**REQUIRED WORK:** Write out the opening lines of the data word for word, up to and including the line with "blocks = np.arange(1, 28)", and leave every picture and every later line out.

**GIVEN DATA:**
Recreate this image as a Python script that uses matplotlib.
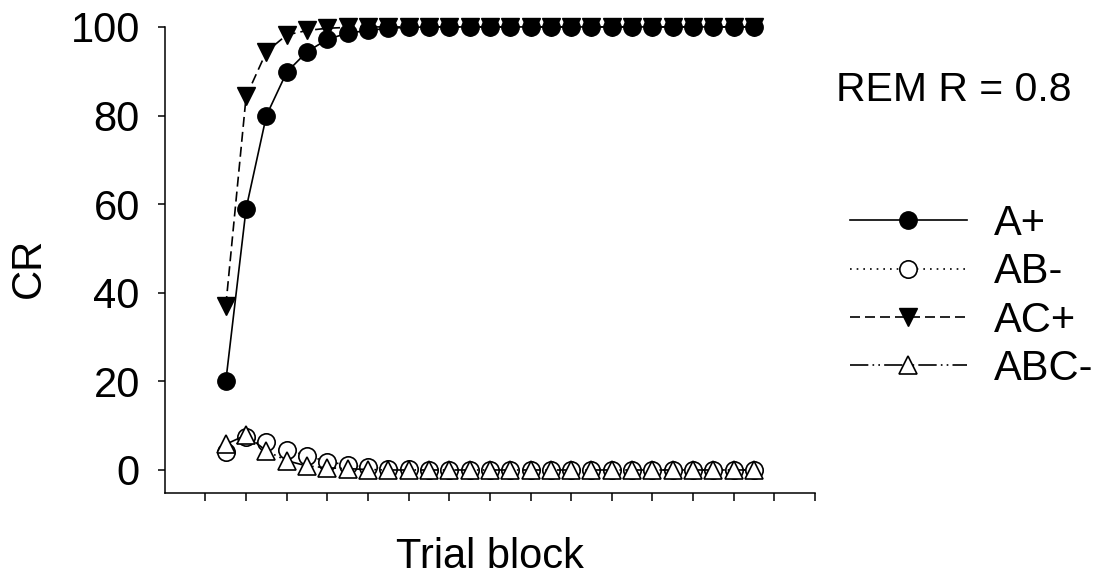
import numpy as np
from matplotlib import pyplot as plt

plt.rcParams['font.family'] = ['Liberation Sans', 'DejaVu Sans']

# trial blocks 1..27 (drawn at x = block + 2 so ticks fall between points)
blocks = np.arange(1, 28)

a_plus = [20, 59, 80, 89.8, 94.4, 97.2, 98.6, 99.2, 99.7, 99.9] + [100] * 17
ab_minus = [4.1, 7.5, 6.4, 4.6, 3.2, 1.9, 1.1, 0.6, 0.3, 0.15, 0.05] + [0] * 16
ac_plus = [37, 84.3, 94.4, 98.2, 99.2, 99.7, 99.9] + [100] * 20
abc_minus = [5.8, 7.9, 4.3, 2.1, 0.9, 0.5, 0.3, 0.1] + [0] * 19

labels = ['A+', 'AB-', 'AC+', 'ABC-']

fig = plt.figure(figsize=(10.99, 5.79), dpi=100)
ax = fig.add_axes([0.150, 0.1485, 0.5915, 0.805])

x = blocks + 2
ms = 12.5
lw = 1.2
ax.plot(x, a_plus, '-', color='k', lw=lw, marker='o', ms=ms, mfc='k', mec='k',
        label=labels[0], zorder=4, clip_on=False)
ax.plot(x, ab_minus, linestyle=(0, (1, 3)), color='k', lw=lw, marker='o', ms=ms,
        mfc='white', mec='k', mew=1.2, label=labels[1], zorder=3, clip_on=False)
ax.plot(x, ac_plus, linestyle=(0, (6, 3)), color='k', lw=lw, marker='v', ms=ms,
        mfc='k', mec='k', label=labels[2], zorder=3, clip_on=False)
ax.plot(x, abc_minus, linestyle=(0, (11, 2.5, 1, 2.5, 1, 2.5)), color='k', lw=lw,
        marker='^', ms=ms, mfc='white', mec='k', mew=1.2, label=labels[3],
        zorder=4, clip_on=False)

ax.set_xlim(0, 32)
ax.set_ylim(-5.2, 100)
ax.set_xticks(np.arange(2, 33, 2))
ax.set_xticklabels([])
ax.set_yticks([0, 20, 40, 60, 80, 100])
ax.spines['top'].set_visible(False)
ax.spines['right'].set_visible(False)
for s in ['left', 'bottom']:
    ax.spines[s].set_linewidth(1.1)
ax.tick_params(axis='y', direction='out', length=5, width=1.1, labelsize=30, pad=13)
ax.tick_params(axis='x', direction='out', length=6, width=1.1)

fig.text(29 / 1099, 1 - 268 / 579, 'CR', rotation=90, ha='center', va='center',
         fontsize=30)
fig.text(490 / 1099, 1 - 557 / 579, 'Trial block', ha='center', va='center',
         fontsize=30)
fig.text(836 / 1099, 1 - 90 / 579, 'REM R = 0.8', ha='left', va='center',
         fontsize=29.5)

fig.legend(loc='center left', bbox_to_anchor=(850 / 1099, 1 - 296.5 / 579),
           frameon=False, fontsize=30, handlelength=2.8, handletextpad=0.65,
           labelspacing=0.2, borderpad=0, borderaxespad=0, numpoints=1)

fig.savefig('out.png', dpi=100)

**EXERCISE ANSWER:**
Recreate this image as a Python script that uses matplotlib.
import numpy as np
from matplotlib import pyplot as plt

plt.rcParams['font.family'] = ['Liberation Sans', 'DejaVu Sans']

# trial blocks 1..27 (drawn at x = block + 2 so ticks fall between points)
blocks = np.arange(1, 28)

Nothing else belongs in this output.